What the right-wing press thinks about the Republican House speaker vote chaos

After a day of three failed votes to choose a Republican speaker of the House of Representatives, here’s how major rightwing outlets reacted.

The Wall Street Journal

The Editorial Board of the paper goes after the “rump faction” blocking Kevin McCarthy’s bid to be speaker, asking “for what?”

House Republicans say they want to drain the swamp and save America, but they can’t even get through Day 1 without a display of dysfunction. Stipulated, Rep Kevin McCarthy isn’t everyone’s ideal of a conservative Speaker. But he has led the House GOP since 2019, raised oodles of money for November’s midterms, and easily won a leadership vote last year, 188-31.

Later the board skewers the display that played out on Tuesday in Congress:

House Republicans have won two years in the majority to show the electorate they can govern better than Democrats and President Biden. They’re getting off to the kind of start that will persuade even their own voters to send them back.

New York Post

With a simple front-page headline of “Grow up!”, the New York Post attacks the “small group of Republican saboteurs” who are blocking Mr McCarthy from taking power as speaker of the House.

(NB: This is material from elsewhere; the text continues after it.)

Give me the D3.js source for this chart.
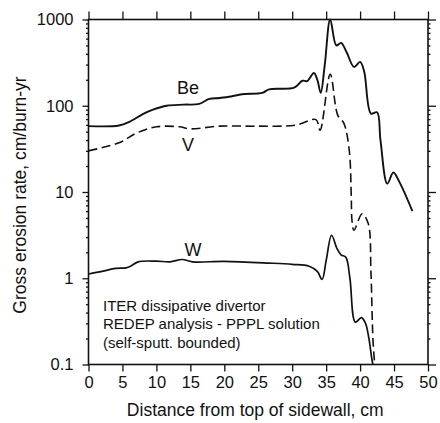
<!DOCTYPE html>
<html><head><meta charset="utf-8">
<script src="https://cdn.jsdelivr.net/npm/d3@7"></script>
<style>body{margin:0;background:#fff}svg{display:block}text{font-family:"Liberation Sans",Arial,Helvetica,sans-serif;fill:#111}</style>
</head><body><svg id="c" width="440" height="423"></svg>
<script>
const beX = [0,4.5,6,8,9.5,11.5,14,16.3,17.8,19.3,21,22.6,25.6,26.6,30.3,31.5,32.2,33.2,33.7,34.2,34.8,35.6,36.5,37.2,38,39.1,40,40.6,41.6,42.5,43,44,44.9,45.8,47.7];
const beY = [58,59,65,80,90,100,103,105,120,123,128,136,141,155,162,195,193,240,200,141,300,1000,500,535,420,282,322,250,81,84,40,12.5,16.8,13,6];
const vX = [0,4.6,7,10,13.4,14.9,19.3,24.7,30.5,33.5,34.1,35.6,36.7,37.6,38.4,38.7,38.8,39.1,40.3,41.2,41.6,41.9,42.2];
const vY = [30,37.5,48,57,57,54,58,58,59.5,69,52,232,78,63,30.5,8.8,4.7,3.6,5.6,4.3,1.15,0.19,0.09];
const wX = [0,2,4,5.5,6.2,7.3,10,12,13.8,15.3,20,26.6,30,32.5,33.7,34.4,35,35.8,36.6,37.2,37.9,38.5,39.3,40.2,40.8,41.3,41.9,42.2];
const wY = [1.12,1.2,1.3,1.32,1.38,1.55,1.58,1.55,1.65,1.55,1.57,1.5,1.45,1.38,1.2,0.97,1.6,3.15,2.2,1.87,1.75,1.0,0.31,0.35,0.3,0.2,0.1,0.09];
const xTicks = [0,5,10,15,20,25,30,35,40,45,50];
const yTicks = [0.1,1,10,100,1000];
const yTickLabels = ["0.1","1","10","100","1000"];
const seriesLabels = ["Be","V","W"];
const note = ["ITER dissipative divertor","REDEP analysis - PPPL solution","(self-sputt. bounded)"];
const xTitle = "Distance from top of sidewall, cm";
const yTitle = "Gross erosion rate, cm/burn-yr";

const svg = d3.select("#c");
const L=88.5, R=428, T=19.5, B=364.5;
const x = d3.scaleLinear().domain([0,50]).range([L,R]);
const y = d3.scaleLog().domain([0.1,1000]).range([B,T]);

svg.append("clipPath").attr("id","clip").append("rect").attr("x",L).attr("y",T-1).attr("width",R-L).attr("height",B-T+1);

const minor = [];
[0.1,1,10,100].forEach(d=>{for(let k=2;k<=9;k++)minor.push(d*k);});

// frame
svg.append("rect").attr("x",L).attr("y",T).attr("width",R-L).attr("height",B-T).attr("fill","none").attr("stroke","#111").attr("stroke-width",1.6);

// axes
const bx = svg.append("g").attr("transform",`translate(0,${B})`).call(d3.axisBottom(x).tickValues(xTicks).tickSize(7).tickPadding(5).tickFormat(d3.format("d")));
const tx = svg.append("g").attr("transform",`translate(0,${T})`).call(d3.axisTop(x).tickValues(xTicks).tickSize(8).tickFormat(""));
const ly = svg.append("g").attr("transform",`translate(${L},0)`).call(d3.axisLeft(y).tickValues(yTicks).tickSize(6).tickPadding(9).tickFormat((d,i)=>yTickLabels[i]));
const lym = svg.append("g").attr("transform",`translate(${L},0)`).call(d3.axisLeft(y).tickValues(minor).tickSize(2.5).tickFormat(""));
const ry = svg.append("g").attr("transform",`translate(${R},0)`).call(d3.axisRight(y).tickValues(yTicks).tickSize(8).tickFormat(""));
const rym = svg.append("g").attr("transform",`translate(${R},0)`).call(d3.axisRight(y).tickValues(minor).tickSize(2.5).tickFormat(""));
[bx,tx,ly,lym,ry,rym].forEach(g=>{g.select(".domain").remove();g.selectAll("line").attr("stroke","#111").attr("stroke-width",1.3);g.selectAll("text").style("font-size","16.5px").attr("fill","#111");});

const line = d3.line().x(d=>x(d[0])).y(d=>y(d[1])).curve(d3.curveCatmullRom.alpha(0.5));
const plot = svg.append("g").attr("clip-path","url(#clip)");
const series = [
  {xs:beX, ys:beY, dash:null, w:1.9},
  {xs:vX, ys:vY, dash:"9,4.5", w:1.6},
  {xs:wX, ys:wY, dash:null, w:1.7}
];
series.forEach(s=>{
  plot.append("path").datum(s.xs.map((v,i)=>[v,s.ys[i]])).attr("d",line).attr("fill","none").attr("stroke","#111").attr("stroke-width",s.w).attr("stroke-dasharray",s.dash);
});

// series labels
const lblPos = [[188,94],[188,151],[193,256]];
seriesLabels.forEach((t,i)=>svg.append("text").attr("x",lblPos[i][0]).attr("y",lblPos[i][1]).attr("text-anchor","middle").style("font-size","18px").text(t));

// annotation
note.forEach((t,i)=>svg.append("text").attr("x",103).attr("y",311+i*18.3).style("font-size","15px").text(t));

svg.append("text").attr("x",(L+R)/2-3).attr("y",416).attr("text-anchor","middle").style("font-size","17.5px").text(xTitle);
svg.append("text").attr("transform",`translate(26,${(T+B)/2+3}) rotate(-90)`).attr("text-anchor","middle").style("font-size","17.5px").text(yTitle);
</script></body></html>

In the lead opinion piece, Michael Goodwin writes:

The GOP’s inability to elect a Speaker despite having a majority is more than a personal rebuke to the presumed leader, Kevin McCarthy of California. It’s a mark of incompetence and a worrisome sign the party is so fractured it will not be able to unite to accomplish anything of significance for the next two years.

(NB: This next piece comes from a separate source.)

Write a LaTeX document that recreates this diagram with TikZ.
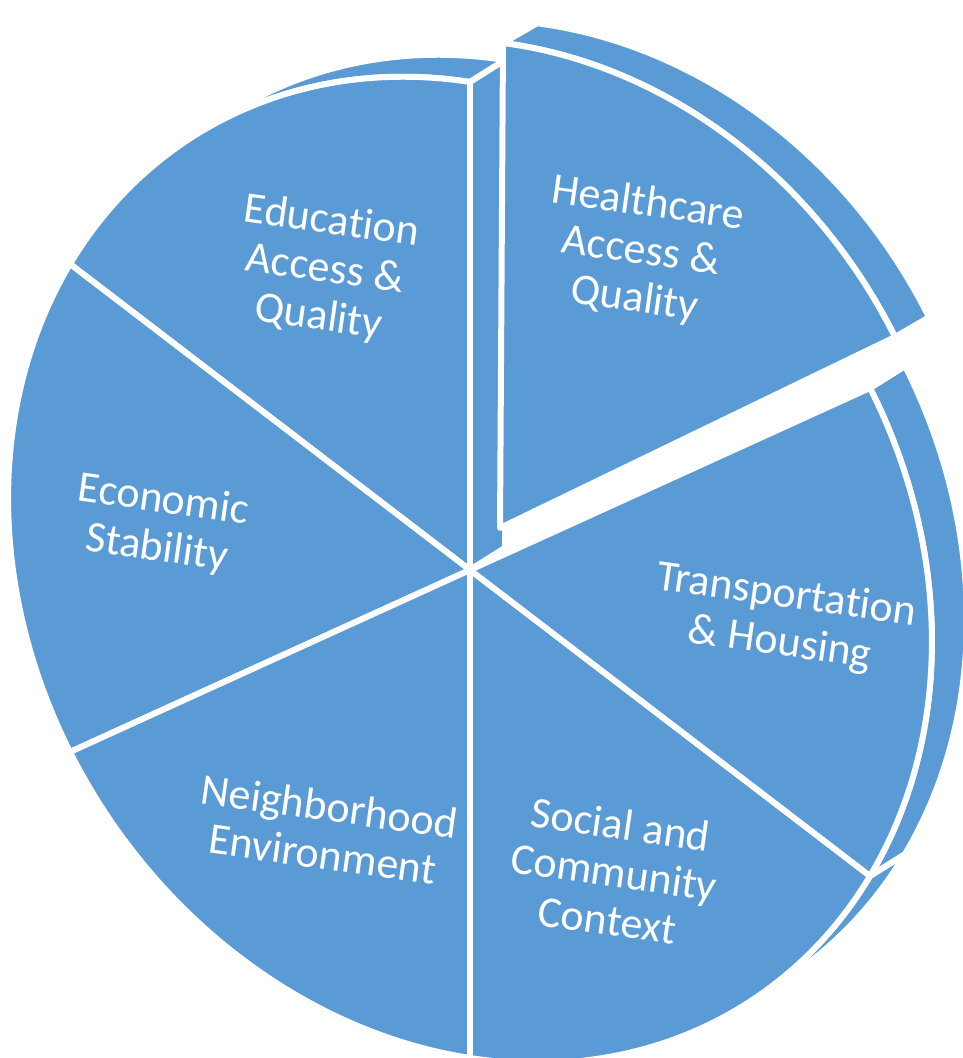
\documentclass[tikz,border=0pt]{standalone}
\usepackage{fontspec}
\setmainfont{Carlito}[Ligatures=NoCommon]
\usepackage{tikz}

\definecolor{pieblue}{RGB}{91,155,213}

\begin{document}
\begin{tikzpicture}
	\tikzstyle{face} = [fill=pieblue,draw=white,line width=3.4pt,line join=round]
	\tikzstyle{rim}  = [fill=pieblue,draw=white,line width=3.4pt,line join=round]
	\tikzstyle{lbl}  = [text=white,align=center,rotate=-8,font=\fontsize{25}{27.5}\selectfont]

	\useasboundingbox (0,0) rectangle (19.26,21.16);
	\clip (0,0) rectangle (19.26,21.16);

	% tilted disc: unit circle in a slanted frame
	\begin{scope}[shift={(9.4,9.76)},x={(9.238cm,-1.432cm)},y={(0cm,9.76cm)}]
		\foreach \a/\b in {90/150,150/210,210/270,270/330,330/390}
			\filldraw[rim] (\a:1) arc[start angle=\a,end angle=\b,radius=1]
				-- ++(0.0758,0.0562) arc[start angle=\b,end angle=\a,radius=1] -- cycle;

		% inner walls left open by the pulled-out piece
		\filldraw[rim] (0,0) -- (90:1) -- ++(0.0758,0.0562) -- (0.0758,0.0562) -- cycle;
		\filldraw[rim] (0,0) -- (30:1) -- ++(0.0758,0.0562) -- (0.0758,0.0562) -- cycle;

		\foreach \a/\b in {90/150,150/210,210/270,270/330,330/390}
			\filldraw[face] (0,0) -- (\a:1) arc[start angle=\a,end angle=\b,radius=1] -- cycle;
	\end{scope}

	% pulled-out piece
	\begin{scope}[shift={(10.0,10.6)},x={(9.088cm,-1.19cm)},y={(0.06cm,9.7cm)}]
		\filldraw[rim] (30:1) arc[start angle=30,end angle=90,radius=1]
			-- ++(0.0745,0.0498) arc[start angle=90,end angle=30,radius=1] -- cycle;
		\filldraw[face] (0,0) -- (30:1) arc[start angle=30,end angle=90,radius=1] -- cycle;
	\end{scope}

	\node[lbl] (edu)    at (6.5,15.76)  {Education\\Access \&\\Quality};
	\node[lbl] (health) at (12.82,16.12) {Healthcare\\Access \&\\Quality};
	\node[lbl] (econ)   at (3.2,10.66)  {Economic\\Stability};
	\node[lbl] (trans)  at (15.66,8.76) {Transportation\\\& Housing};
	\node[lbl] (neigh)  at (6.52,4.56)  {Neighborhood\\Environment};
	\node[lbl] (social) at (12.28,3.72) {Social and\\Community\\Context};
\end{tikzpicture}
\end{document}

Instead of being a check on the White House and the Democrat-controlled Senate and using its investigative power to probe President Biden and his family’s corrupt business deals, the chaos suggests too many Republicans are freelancing and engaged in a fools’ errand masquerading as an act of principle.

He later adds:

This is madness. The reasons for opposing McCarthy seem either vague or more personal than substantive, especially after he made so many concessions to win their votes. But it was never enough because their opposition is, at this late stage, fundamentally incoherent. Most important, a shootout in a lifeboat is not a persuasive argument that the party is ready to govern.

Fox News

On his Tuesday night show, Sean Hannity declared: “House Republicans now are on the verge of becoming a total clown show if they’re not careful.”

He continued: “But despite the cheering and elation from Democrats and the mob and the media, it’s not a dire situation – yet.”

Calling the holdouts against Mr McCarthy a “small but seemingly determined group of lawmakers” he then defended the GOP leader’s conservative platform to his viewers, calling it “exactly the America-first, MAGA agenda that so many of you I know like” andd added that Mr McCarthy has also vowed to go after the Biden family’s business deadline and the “politicised FBI”.

Tucker Carlson meanwhile framed the floor fight over who should be speaker as “chaotic” but “refreshing”, calling it “democracy” versus the “oligarchy” of the Democratic Party.

“The fact that this race has not been settled by now is being described especially online by many as ‘embarrassing’,” he said. “It is embarrassing if you prefer the Soviet-style consensus of the Democratic Party’s internal elections.”

He went on to defend attacks on Mr McCarthy for not being conservative enough, calling him “ideologically agnostic”, “flexible”, and adding that his real constituency is the lobbying community.

Mr Carlson then said that this could be a strength: “It’s not easy being speaker when the House is this closely divided. And in some ways, Kevin McCarthy is perfectly suited for that. He’s skilled in politics.”

On Wednesday morning’s edition of Fox & Friends, host Steve Doocy called Tuesday a “disaster for Republicans” with his cohosts Ainsley Earhardt and Brian Kilmeade agreeing.

Over at FoxNews.com, Liz Peek took another view, writing:

“The Republican Party requires a serious reboot, and perhaps this public skirmish is a necessary first step. The midterm elections delivered an unmistakable message: voters are not buying what the GOP is selling.

Arguing that voters have no idea what Republicans stand for and noting the obliteration of the party’s claims of fiscal sobriety, Ms Peek lays out the demands of the holdouts against Mr McCarthy describing their demands as “valuable objections” and that despite their portrayal as “unreasonable by the liberal media”, she says that many Republicans would agree with them.